Die genauen Umstände und das Motiv in diesem Fall müssen erst noch ermittelt werden. Das Boulevard-Blatt BILD berichtet unterdessen, dass laut Anwohnern des Ehepaares es vor einem Monat schon zu einem Polizeieinsatz kam und der Ehemann dabei verschwunden ist. Auf Nachfrage am Montagmorgen wollte die Polizei das uns aber nicht bestätigen. In einem weiteren Update wurde der Polizeieinsatz jedoch mittlerweile eingeräumt. „Ich hätte mir gewünscht, dass es vor vier Wochen schon eine intensive Suche gegeben hätte“, ärgert sich Hennig. Sie kritisiert den schlechten Schutz von Frauen.
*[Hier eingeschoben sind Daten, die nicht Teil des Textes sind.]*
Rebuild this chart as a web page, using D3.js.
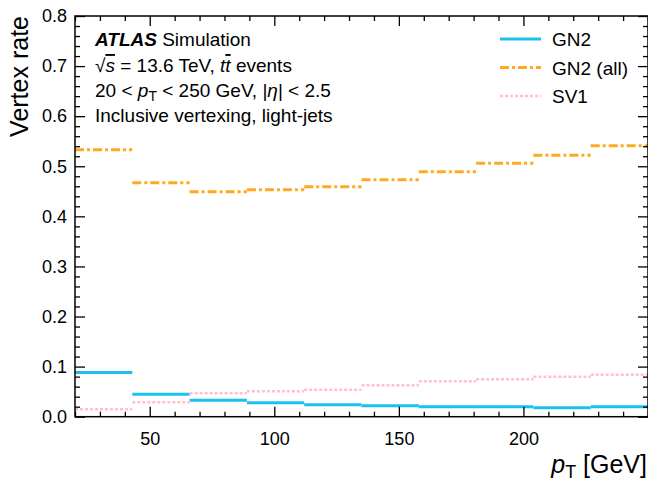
<!DOCTYPE html>
<html>
<head>
<meta charset="utf-8">
<script src="https://cdn.jsdelivr.net/npm/d3@7"></script>
<style>
  body { margin: 0; background: #fff; }
  text { font-family: "Liberation Sans", Arial, sans-serif; fill: #000; }
</style>
</head>
<body>
<div id="chart"></div>
<script>
// bin edges in pT [GeV]
var binEdges = [20, 43, 66, 89, 112, 135, 158, 181, 204, 227, 250];

// vertex rate per bin
var gn2 = [0.088, 0.045, 0.033, 0.028, 0.024, 0.022, 0.020, 0.020, 0.018, 0.020];
var gn2All = [0.533, 0.467, 0.449, 0.453, 0.459, 0.473, 0.489, 0.506, 0.522, 0.541];
var sv1 = [0.015, 0.029, 0.047, 0.051, 0.054, 0.063, 0.071, 0.075, 0.080, 0.084];

var xTicks = [50, 100, 150, 200];
var yTicks = [0, 0.1, 0.2, 0.3, 0.4, 0.5, 0.6, 0.7, 0.8];

var series = [
  {name: "GN2", values: gn2, color: "#1cbff2", dash: null, width: 3},
  {name: "GN2 (all)", values: gn2All, color: "#ffaa1e", dash: "9,3,3,3", width: 3},
  {name: "SV1", values: sv1, color: "#ffc0cb", dash: "3,2", width: 2.5}
];

var W = 648, H = 482;
var margin = {top: 16, right: 0, bottom: 65, left: 75};

var svg = d3.select("#chart")
  .append("svg")
  .attr("width", W)
  .attr("height", H);

var x = d3.scaleLinear()
  .domain([20, 250])
  .range([margin.left, W - margin.right]);

var y = d3.scaleLinear()
  .domain([0, 0.8])
  .range([H - margin.bottom - 0.3, margin.top]);

var plotL = x.range()[0], plotR = x.range()[1];
var plotB = y.range()[0], plotT = y.range()[1];

// clip for the lines
svg.append("clipPath").attr("id", "clip")
  .append("rect")
  .attr("x", plotL).attr("y", plotT)
  .attr("width", plotR - plotL).attr("height", plotB - plotT);

// histogram bins, one segment each
var lines = svg.append("g").attr("clip-path", "url(#clip)");
series.forEach(function(s) {
  var segs = s.values.map(function(v, i) {
    return {x0: binEdges[i], x1: binEdges[i + 1], v: v};
  });
  lines.append("g")
    .selectAll("line")
    .data(segs)
    .join("line")
    .attr("x1", d => x(d.x0))
    .attr("x2", d => x(d.x1))
    .attr("y1", d => y(d.v))
    .attr("y2", d => y(d.v))
    .attr("stroke", s.color)
    .attr("stroke-width", s.width)
    .attr("stroke-dasharray", s.dash);
});

// axes, ticks pointing inward on all four sides
var xMinor = d3.range(20, 251, 10).filter(v => xTicks.indexOf(v) < 0);
var yMinor = d3.range(0, 41).map(i => i * 0.02).filter(v => Math.abs(v * 10 - Math.round(v * 10)) > 1e-6);

function styleAxis(g) {
  g.selectAll(".domain").remove();
  g.selectAll(".tick line").attr("stroke", "#000").attr("stroke-width", 1.3);
  g.selectAll("text").style("font-size", "18px");
}

// bottom
svg.append("g")
  .attr("transform", `translate(0,${plotB})`)
  .call(d3.axisBottom(x).tickValues(xTicks).tickSizeInner(-10).tickSizeOuter(0).tickPadding(16).tickFormat(d3.format("d")))
  .call(styleAxis);
svg.append("g")
  .attr("transform", `translate(0,${plotB})`)
  .call(d3.axisBottom(x).tickValues(xMinor).tickSize(-5).tickFormat(""))
  .call(styleAxis);
// top
svg.append("g")
  .attr("transform", `translate(0,${plotT})`)
  .call(d3.axisTop(x).tickValues(xTicks).tickSize(-10).tickFormat(""))
  .call(styleAxis);
svg.append("g")
  .attr("transform", `translate(0,${plotT})`)
  .call(d3.axisTop(x).tickValues(xMinor).tickSize(-5).tickFormat(""))
  .call(styleAxis);
// left
svg.append("g")
  .attr("transform", `translate(${plotL},0)`)
  .call(d3.axisLeft(y).tickValues(yTicks).tickSizeInner(-10).tickSizeOuter(0).tickPadding(8).tickFormat(d3.format(".1f")))
  .call(styleAxis);
svg.append("g")
  .attr("transform", `translate(${plotL},0)`)
  .call(d3.axisLeft(y).tickValues(yMinor).tickSize(-5).tickFormat(""))
  .call(styleAxis);
// right
svg.append("g")
  .attr("transform", `translate(${plotR},0)`)
  .call(d3.axisRight(y).tickValues(yTicks).tickSize(-10).tickFormat(""))
  .call(styleAxis);
svg.append("g")
  .attr("transform", `translate(${plotR},0)`)
  .call(d3.axisRight(y).tickValues(yMinor).tickSize(-5).tickFormat(""))
  .call(styleAxis);

// frame
svg.append("rect")
  .attr("x", plotL).attr("y", plotT)
  .attr("width", plotR - plotL).attr("height", plotB - plotT)
  .attr("fill", "none")
  .attr("stroke", "#000")
  .attr("stroke-width", 1.5);

// axis labels
var xl = svg.append("text")
  .attr("x", plotR - 1)
  .attr("y", 473)
  .attr("text-anchor", "end")
  .style("font-size", "25px");
xl.append("tspan").style("font-style", "italic").text("p");
xl.append("tspan").attr("dy", 5).style("font-size", "18px").text("T");
xl.append("tspan").attr("dy", -5).text(" [GeV]");

svg.append("text")
  .attr("transform", `translate(28,${plotT}) rotate(-90)`)
  .attr("text-anchor", "end")
  .style("font-size", "25px")
  .text("Vertex rate");

// ATLAS label
var tx = 95;
var t1 = svg.append("text").attr("x", tx).attr("y", 46).style("font-size", "19px");
t1.append("tspan").style("font-weight", "bold").style("font-style", "italic").text("ATLAS");
t1.append("tspan").text(" Simulation");

var t2 = svg.append("text").attr("x", tx).attr("y", 72).style("font-size", "19px");
t2.append("tspan").text("\u221A");
t2.append("tspan").style("font-style", "italic").style("text-decoration", "overline").text("s");
t2.append("tspan").text(" = 13.6 TeV, ");
t2.append("tspan").style("font-style", "italic").text("t");
t2.append("tspan").style("font-style", "italic").style("text-decoration", "overline").text("t");
t2.append("tspan").text(" events");

var t3 = svg.append("text").attr("x", tx).attr("y", 97).style("font-size", "19px");
t3.append("tspan").text("20 < ");
t3.append("tspan").style("font-style", "italic").text("p");
t3.append("tspan").attr("dy", 4).style("font-size", "14px").text("T");
t3.append("tspan").attr("dy", -4).text(" < 250 GeV, |");
t3.append("tspan").style("font-style", "italic").text("\u03B7");
t3.append("tspan").text("| < 2.5");

svg.append("text").attr("x", tx).attr("y", 122).style("font-size", "19px")
  .text("Inclusive vertexing, light-jets");

// legend
var legend = svg.append("g")
  .selectAll("g")
  .data(series)
  .join("g")
  .attr("transform", (d, i) => `translate(500,${39 + i * 28.5})`);
legend.append("line")
  .attr("x1", 0).attr("x2", 41)
  .attr("stroke", d => d.color)
  .attr("stroke-width", d => d.width)
  .attr("stroke-dasharray", d => d.dash);
legend.append("text")
  .attr("x", 52)
  .attr("y", 7)
  .style("font-size", "19px")
  .text(d => d.name);
</script>
</body>
</html>
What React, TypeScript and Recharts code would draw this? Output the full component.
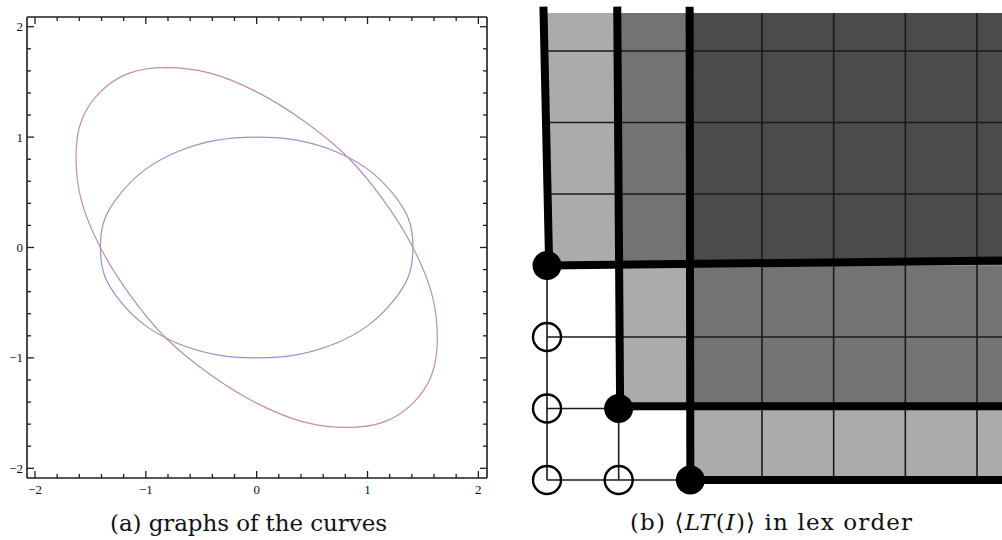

Die Versorgung durch Frauenhäuser sei unterirdisch. „Wir haben das Problem, dass es kaum Plätze in Frauenhäusern gibt“. Immer wieder kommt es vor, dass Frauen (manchmal samt Kindern) abgewiesen werden, weil kein Platz ist und diese in manchen Fällen zu den gewalttätigen Partnern zurückgehen. Hennig kritisiert auch, dass „so gut wie gar nicht an die Täter gegangen wird“, sondern der Fokus auf die Vermeidung von Gewalttaten bei den Frauen liegt. Die Zahlen seien steigend.
Anteilnahme und Hetze - die Reaktionen
Noch am Sonntagnachmittag meldete sich Oberbürgermeister Kurt Dannenberg über den Facebook-Kanal der Stadt zu Wort. Er zeigte sich zutiefst erschüttert: „Gewalt gegen Frauen hat viele Gesichter – die heutige Tat ist eine der niederträchtigsten.“ Dannenberg dankte allen Helfenden und wies auf die Beratungsplattform handle-jetzt.de hin. „In unserer Gesellschaft darf es keinen Platz für Unterdrückung und Selbstjustiz geben“, mahnte er.
Da die Tat bundesweit für Schlagzeilen sorgte, gab es in den sozialen Netzwerken viele Reaktionen. Darunter viel Häme sowie geschmacklose Witze von Accounts aus dem politisch rechten Spektrum, die besonders den Täter, seine Herkunft und die angeblich schwache Sicherheitslage in Deutschland thematisierten. Andere solidarisierten sich mit dem Opfer und benannten es direkt als einen Femizid. Darunter waren auch der Thüringer Innenminister Georg Maier und die Thüringer Bundestagsabgeordnete Katrin Göring-Eckardt.
Als direkte Reaktion kündigte das Aktionsbündnis Gera gegen Rechts an, die montägliche Kundgebung vor dem Theater dem Thema zu widmen. Dafür haben sie sich mit dem Netzwerk gegen Feminizide Thüringen zusammengeschlossen, das Redebeiträge beisteuern wird. Das Netzwerk hat es sich zur Aufgabe gemacht, das Thema Femizide auf die Straße zu tragen, die Politik zum Handeln aufzufordern und die Gesellschaft dafür zu sensibilisieren. Beginn der Kundgebung ist 18:30 Uhr.